When playing Monopoly, my father was always determined to acquire Old Kent Road and Whitechapel, and to build on them as soon as possible. It's the most modest portfolio on the board. "You might laugh," my father would tell us in baleful tones, "but everybody always lands on Old Kent Road."

I'm interested in the OKR as a sort of social counterweight to Hampstead, but my friend David, a south London partisan, is genuinely keen on it, and gave me a guided tour this week.

"When the evening sun's like this," he said cheerfully, as we skirted a sofa that had been thoughtfully set out on the pavement, "it's got a sort of I'm-in-a-scary-part-of-LA charm." We were walking past the OKR's array of cosmopolitan food shops, beauty parlours, international cash-transfer places, evangelical ministries and van-washing businesses. As the cars screamed by, David would stop every now and again to photograph lowering clouds over some light industrial unit or brutalist block of flats. He seemed particularly taken with the flyover at the southern end of the road. "A friend of mine owns a flat that looks right on to that," he said enviously.

I looked at a price list outside one of the pubs: it advertised a cocktail called a Slippery Nipple, consisting of sambuca, Baileys and grenadine. You could have a jug of Slippery Nipple for £12.50. Another sign forbade entry to anybody wearing a hat. You knew there was some insight into human behaviour behind this, and that it had been won the hard way.

"If Dickens were alive today he'd be down here all the time," said David as a car came crawling noisily down the OKR with only two of its tyres inflated. David then attempted, with windmilling arms, to direct the dazed-looking driver to a sprawling nearby depot called Madhouse Tyres. As he did so, I reflected that the OKR does have the look of suburban Los Angeles or Chicago - that rangy wildness - and it occurred to me that this is what happens to British streetscapes when middle-class vigilance is reduced and planning controls relaxed: they begin to look American.

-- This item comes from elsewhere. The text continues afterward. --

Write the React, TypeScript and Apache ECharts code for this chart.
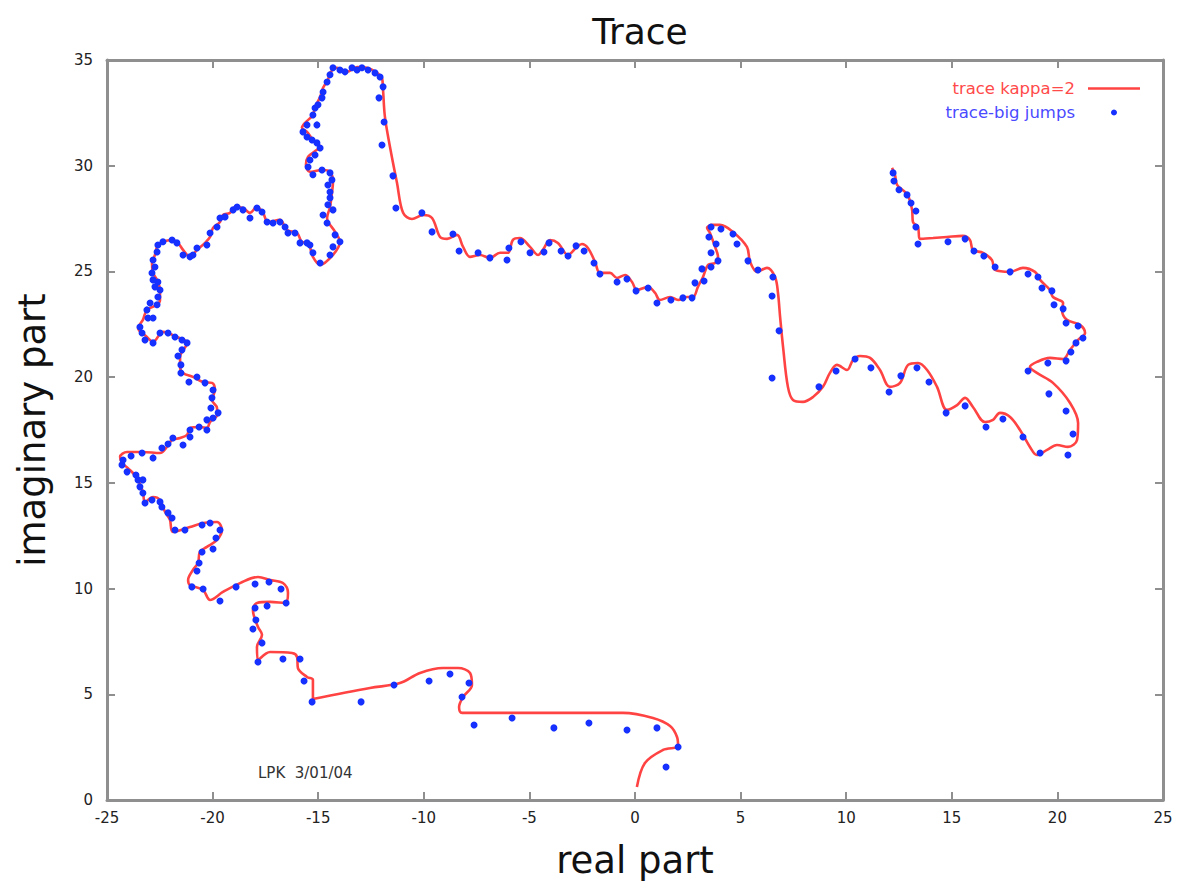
import React, { useEffect, useRef } from "react";
import * as echarts from "echarts";

const titleText = "Trace";
const xName = "real part";
const yName = "imaginary part";
const lineName = "trace kappa=2";
const dotName = "trace-big jumps";
const stamp = "LPK  3/01/04";

// red curve: "trace kappa=2" (real, imaginary)
const traceX = [0.09,0.47,1.33,2.04,1.99,1.66,0.85,-0.57,-8.19,-8.33,-8.14,-7.72,-7.81,-8.38,-9.09,-10.18,-11.13,-12.55,-15.25,-15.25,-15.53,-15.96,-16.0,-16.24,-17.28,-17.85,-17.9,-17.66,-17.85,-18.09,-17.9,-17.28,-16.57,-16.43,-16.67,-17.28,-17.85,-18.7,-19.51,-20.12,-20.45,-21.07,-21.16,-20.93,-20.69,-20.6,-20.27,-19.79,-19.56,-19.79,-20.45,-21.07,-21.88,-22.02,-22.25,-22.49,-22.82,-23.2,-23.3,-23.58,-24.01,-24.29,-24.38,-24.05,-23.3,-22.49,-22.16,-21.92,-21.54,-21.21,-21.07,-20.6,-20.27,-20.12,-19.79,-19.79,-20.03,-19.89,-20.03,-20.45,-20.93,-21.4,-21.54,-21.54,-21.21,-21.69,-22.35,-22.82,-23.11,-23.53,-23.3,-23.11,-22.63,-22.49,-22.49,-22.63,-22.82,-22.87,-22.73,-22.63,-22.35,-21.92,-21.64,-21.4,-21.07,-20.74,-20.36,-20.12,-19.98,-19.65,-19.51,-19.18,-18.94,-18.56,-18.23,-17.9,-17.61,-17.38,-16.81,-16.48,-16.0,-15.77,-15.48,-15.25,-14.91,-14.3,-13.97,-14.2,-14.58,-14.44,-14.35,-14.3,-14.44,-14.82,-15.39,-15.58,-15.48,-15.06,-14.91,-15.25,-15.53,-15.77,-15.63,-15.25,-15.15,-14.91,-14.77,-14.54,-14.44,-14.11,-13.64,-13.16,-12.69,-12.22,-11.98,-11.93,-11.84,-11.6,-11.27,-10.98,-10.56,-10.04,-9.61,-9.23,-8.9,-8.43,-8.14,-7.81,-7.34,-6.87,-6.39,-6.01,-5.78,-5.45,-4.97,-4.59,-4.36,-4.02,-3.65,-3.17,-2.75,-2.51,-2.23,-1.89,-1.66,-1.18,-0.85,-0.47,-0.14,0.09,0.62,0.95,1.18,1.66,2.04,2.46,2.75,2.98,3.22,3.46,3.79,3.93,3.79,3.55,3.41,3.65,4.02,4.64,5.3,5.45,5.78,6.25,6.63,6.77,6.87,7.01,7.24,7.48,7.95,8.43,8.9,9.23,9.56,10.04,10.32,10.65,11.13,11.6,12.07,12.55,12.93,13.4,13.83,14.3,14.77,15.25,15.63,16.0,16.57,16.95,17.28,17.76,18.23,18.7,19.03,19.51,19.98,20.5,20.93,20.98,20.6,19.79,19.03,18.7,19.03,19.65,20.27,20.6,20.98,21.31,21.07,20.45,20.22,20.27,19.79,19.65,19.18,18.94,18.37,17.76,17.05,16.9,16.48,16.0,15.86,15.53,14.77,14.11,13.49,13.4,13.16,13.12,12.97,12.78,12.41,12.31,12.17];
const traceY = [0.61,1.75,2.37,2.55,2.98,3.5,3.88,4.12,4.12,4.4,4.87,5.44,6.01,6.24,6.24,6.01,5.53,5.3,4.78,5.68,5.82,6.24,6.76,6.95,7.0,6.62,7.24,7.81,8.18,8.99,9.32,9.37,9.32,9.79,10.26,10.41,10.55,10.26,9.84,9.46,9.93,10.17,10.41,10.88,11.21,11.73,11.97,12.3,12.77,13.15,13.1,12.91,12.68,13.25,13.62,14.19,14.33,14.1,14.57,15.23,15.7,15.94,16.23,16.46,16.46,16.41,16.7,17.03,17.12,17.27,17.6,17.64,17.6,17.88,18.21,18.54,18.92,19.39,19.73,19.77,20.01,20.2,20.48,20.96,21.62,21.9,22.14,21.67,21.9,22.33,22.71,23.18,23.42,23.65,24.12,24.6,24.93,25.4,25.78,26.16,26.4,26.49,26.35,26.02,25.69,26.02,26.35,26.63,27.06,27.34,27.67,27.77,28.05,28.0,27.77,28.05,27.77,27.34,27.44,26.96,26.82,26.4,26.35,25.69,25.31,25.78,26.4,26.87,27.53,28.05,28.71,29.23,29.71,29.8,29.71,30.04,30.42,30.75,30.89,31.22,31.6,31.79,32.02,32.4,32.78,33.25,33.68,34.06,34.39,34.63,34.44,34.67,34.63,34.39,34.15,33.59,32.31,30.89,29.19,27.77,27.48,27.67,27.53,26.63,26.54,26.73,26.16,25.69,25.78,25.64,25.88,25.88,26.49,26.58,26.16,25.78,26.02,26.49,26.35,25.78,26.16,26.3,26.11,25.45,24.93,24.93,24.69,24.83,24.5,24.12,24.27,23.98,23.65,23.79,23.65,23.79,23.79,24.27,24.74,25.31,25.4,25.69,26.16,26.82,27.06,27.2,27.2,26.87,26.16,25.45,24.98,25.17,24.74,23.98,22.85,21.43,19.54,18.92,18.83,19.06,19.54,20.2,20.58,20.34,20.81,21.0,20.91,20.34,19.54,19.73,20.58,20.67,20.34,19.54,18.45,18.68,19.02,18.59,17.88,17.98,18.31,18.12,17.5,16.7,16.32,16.56,16.79,16.7,17.03,17.83,18.78,19.73,20.2,20.48,20.72,20.91,20.86,21.29,21.76,22.09,22.47,22.71,23.18,23.51,23.79,24.12,24.6,24.98,25.17,24.98,25.07,25.54,25.88,26.02,26.49,26.68,26.63,26.58,26.54,27.1,27.34,27.91,28.48,28.76,29.09,29.56,29.9];

// blue dots: "trace-big jumps" (real, imaginary)
const jumpsX = [1.47,2.04,1.04,-0.38,-2.18,-3.84,-5.82,-7.62,-8.19,-7.86,-8.76,-9.75,-11.41,-12.97,-15.29,-15.67,-15.86,-16.67,-17.85,-17.66,-18.09,-17.95,-17.99,-17.42,-16.52,-16.76,-17.33,-17.99,-18.89,-19.65,-20.45,-20.98,-20.74,-20.64,-20.5,-19.98,-19.84,-19.65,-20.12,-20.5,-21.31,-21.78,-21.92,-22.11,-22.4,-22.49,-22.87,-23.2,-23.3,-23.44,-23.3,-23.53,-23.63,-24.05,-24.29,-24.24,-23.86,-23.34,-22.82,-22.4,-22.11,-21.88,-21.4,-21.07,-21.07,-20.64,-20.27,-20.27,-19.98,-19.74,-20.08,-20.03,-19.98,-20.36,-20.74,-21.12,-21.5,-21.5,-21.64,-21.45,-21.21,-21.45,-21.78,-22.11,-22.49,-22.82,-23.2,-23.34,-23.44,-23.06,-22.82,-23.11,-22.96,-22.63,-22.59,-22.49,-22.73,-22.59,-22.82,-22.87,-22.73,-22.82,-22.63,-22.59,-22.35,-21.92,-21.69,-21.4,-21.07,-20.93,-20.74,-20.27,-20.12,-19.79,-19.65,-19.41,-19.03,-18.84,-18.56,-18.23,-17.9,-17.66,-17.42,-17.14,-16.81,-16.57,-16.43,-16.1,-15.86,-15.53,-15.39,-15.25,-14.91,-14.44,-14.3,-13.97,-14.2,-14.58,-14.77,-14.3,-14.54,-14.44,-14.44,-14.54,-14.35,-14.44,-14.82,-15.25,-15.48,-15.39,-15.15,-14.91,-15.06,-15.29,-15.53,-15.72,-15.53,-15.06,-15.25,-15.15,-15.01,-14.82,-14.77,-14.58,-14.44,-14.3,-13.97,-13.73,-13.4,-13.16,-12.93,-12.64,-12.31,-12.07,-11.93,-12.12,-11.88,-11.98,-11.46,-11.32,-10.09,-9.61,-8.62,-8.33,-7.43,-6.87,-6.06,-5.97,-5.4,-4.97,-4.31,-4.07,-3.5,-3.17,-2.79,-2.41,-1.94,-1.66,-0.85,-0.38,0.05,0.62,1.04,1.7,2.27,2.7,2.84,3.27,3.17,3.6,3.93,3.6,3.84,3.5,3.6,4.07,4.64,4.83,5.35,5.82,6.53,6.49,6.82,6.49,8.71,9.52,10.42,11.17,12.03,12.59,13.35,13.92,14.73,15.63,16.62,17.42,18.37,19.18,20.5,20.74,20.41,19.6,18.61,19.55,20.41,20.64,20.88,21.21,20.98,20.41,20.27,19.84,19.74,19.27,19.08,18.61,17.76,17.05,16.52,16.05,15.63,14.82,13.4,13.3,13.3,13.07,12.88,12.5,12.26,12.22];
const jumpsY = [1.56,2.51,3.41,3.31,3.64,3.41,3.88,3.55,4.87,5.53,5.96,5.63,5.44,4.64,4.64,5.63,6.67,6.67,6.53,7.43,8.09,8.51,9.08,9.18,9.32,9.98,10.31,10.22,10.08,9.41,9.98,10.08,10.83,11.21,11.73,11.87,12.39,12.77,13.1,13.01,12.77,12.77,13.34,13.58,13.86,14.1,14.19,14.05,14.52,14.81,15.14,15.14,15.37,15.52,15.85,16.08,16.27,16.41,16.18,16.65,16.84,17.12,16.79,17.17,17.5,17.64,17.5,17.98,18.07,18.31,18.54,19.02,19.39,19.73,20.01,19.77,20.2,20.58,21.0,21.29,21.62,21.76,21.9,22.09,22.09,21.62,21.76,22.09,22.37,22.8,22.8,23.18,23.51,23.42,23.79,24.12,24.27,24.5,24.6,24.93,25.21,25.54,25.92,26.25,26.4,26.49,26.35,25.78,25.69,25.78,26.11,26.25,26.82,27.1,27.53,27.58,27.91,28.05,27.91,27.53,28.0,27.81,27.34,27.29,27.34,27.1,26.82,26.82,26.35,26.35,26.25,25.88,25.4,25.78,26.16,26.4,26.73,27.29,27.67,27.91,28.15,28.48,28.76,29.09,29.33,29.66,29.8,29.57,29.94,30.27,30.51,30.84,31.08,31.22,31.36,31.6,31.93,31.93,32.4,32.73,32.88,33.21,33.49,33.96,34.3,34.63,34.53,34.44,34.63,34.53,34.63,34.53,34.39,34.2,33.73,33.21,32.07,30.98,29.52,28.0,27.77,26.87,26.77,25.97,25.88,25.64,25.54,26.11,26.4,25.88,25.92,26.35,25.97,25.73,26.21,25.97,25.4,24.88,24.5,24.64,24.08,24.22,23.51,23.65,23.75,23.75,24.46,24.55,25.12,25.21,25.5,25.88,26.3,26.63,27.1,27.01,26.77,26.3,25.5,25.07,24.74,23.84,22.19,19.96,19.54,20.29,20.86,20.44,19.3,20.06,20.44,19.77,18.31,18.64,17.64,18.02,17.17,16.41,16.32,17.31,18.4,19.21,20.29,20.67,20.77,21.19,21.62,21.85,22.42,22.56,23.23,23.42,24.08,24.22,24.74,24.88,24.98,25.21,25.73,25.97,26.54,26.4,26.3,27.1,27.86,28.24,28.62,28.86,29.28,29.66];

const FONT = "'Lucida Grande', 'DejaVu Sans', sans-serif";
const FRAME = "#8f8f8f";
const RED = "#ff4343";
const BLUE = "#1530ff";

export default function App() {
  const ref = useRef<HTMLDivElement>(null);
  useEffect(() => {
    document.body.style.margin = "0";
    const chart = echarts.init(ref.current!, null, { renderer: "svg" });
    const traceData = traceX.map((x, i) => [x, traceY[i]]);
    const jumpData = jumpsX.map((x, i) => [x, jumpsY[i]]);
    const axisCommon = {
      type: "value" as const,
      interval: 5,
      axisLine: { show: true, onZero: false, lineStyle: { color: FRAME, width: 3 } },
      axisTick: { show: true, inside: true, length: 8, lineStyle: { color: FRAME, width: 2 } },
      splitLine: { show: false },
    };
    chart.setOption({
      animation: false,
      backgroundColor: "#ffffff",
      title: {
        text: titleText,
        left: 635,
        textAlign: "center",
        top: 8,
        textStyle: { fontFamily: FONT, fontSize: 36, fontWeight: "normal", color: "#111" },
      },
      legend: {
        orient: "vertical",
        right: 41,
        top: 75,
        align: "right",
        itemWidth: 52,
        itemHeight: 6,
        itemGap: 7,
        symbolKeepAspect: true,
        data: [
          { name: lineName, icon: "path://M0,0L52,0L52,2.6L0,2.6Z", itemStyle: { color: RED }, textStyle: { color: "#ff4a4a" } },
          { name: dotName, icon: "circle", itemStyle: { color: BLUE, opacity: 1 }, textStyle: { color: "#4a4aff" } },
        ],
        textStyle: { fontFamily: FONT, fontSize: 16.5, padding: [0, 8, 0, 0] },
      },
      grid: { left: 107, right: 23, top: 60, bottom: 90 },
      xAxis: [
        {
          ...axisCommon,
          min: -25,
          max: 25,
          position: "bottom",
          name: xName,
          nameLocation: "middle",
          nameGap: 42,
          nameTextStyle: { fontFamily: FONT, fontSize: 37, color: "#111" },
          axisLabel: { fontFamily: FONT, fontSize: 15, color: "#222", margin: 10 },
        },
        {
          ...axisCommon,
          min: -25,
          max: 25,
          position: "top",
          axisLabel: { show: false },
        },
      ],
      yAxis: [
        {
          ...axisCommon,
          min: 0,
          max: 35,
          position: "left",
          name: yName,
          nameLocation: "middle",
          nameGap: 56,
          nameTextStyle: { fontFamily: FONT, fontSize: 37, color: "#111" },
          axisLabel: { fontFamily: FONT, fontSize: 15, color: "#222", margin: 14 },
        },
        {
          ...axisCommon,
          min: 0,
          max: 35,
          position: "right",
          axisLabel: { show: false },
        },
      ],
      graphic: [
        {
          type: "text",
          left: 258,
          top: 765,
          style: { text: stamp, fontFamily: FONT, fontSize: 15, fill: "#333" },
        },
      ],
      series: [
        {
          name: lineName,
          type: "line",
          data: traceData,
          smooth: 0.35,
          symbol: "none",
          lineStyle: { color: RED, width: 2.6 },
          itemStyle: { color: RED },
          z: 2,
        },
        {
          name: dotName,
          type: "scatter",
          data: jumpData,
          symbolSize: 7,
          itemStyle: { color: BLUE, opacity: 1 },
          z: 3,
        },
      ],
    });
    return () => chart.dispose();
  }, []);
  return <div ref={ref} style={{ width: 1186, height: 890 }} />;
}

David pointed out East Street, which runs off the OKR. Its market features in the opening credits of Only Fools and Horses, the sitcom in which Rodney and Del Boy inhabit a tower block inevitably called Nelson Mandela House. David took me to Mandela Way, which intersects with OKR, and where there is a small patch of green space occupied by a tank that has been painted pink and decorated repeatedly with the stencilled word "scab".

"If this was north London," I marvelled, "there would be letters in the Hampstead and Highgate Express every week until it was taken away." "Really?" said David, snapping away. "It's been here for years."

In the streets off OKR, you never know what you'll find: a battered-looking semi-detached with an ice-cream van parked in the front drive and a lone security camera staring at it; a tiny house with a sign saying, "This property is protected by guard dogs" - that's dogs, plural; sudden bomb-sites with rampant buddleia, the scars of the Second World War seemingly still fresh. There are also surprising runs of pristine Georgian and Victorian houses with obviously middle-class occupants.

You could argue that OKR is going upmarket. The famous old Dun Cow pub is now the Dun Cow Surgery, and the Thomas a Becket, the even more famous boxing pub, built on one of the many sites where the Canterbury pilgrims took liquid refreshment, is now an estate agency.

"You'd think there'd be a plaque acknowledging what it used to be," I said to David. But he frowned and shook his head. "That's one of the great things about the OKR," he said as we trudged on - "a profound lack of sentimentality."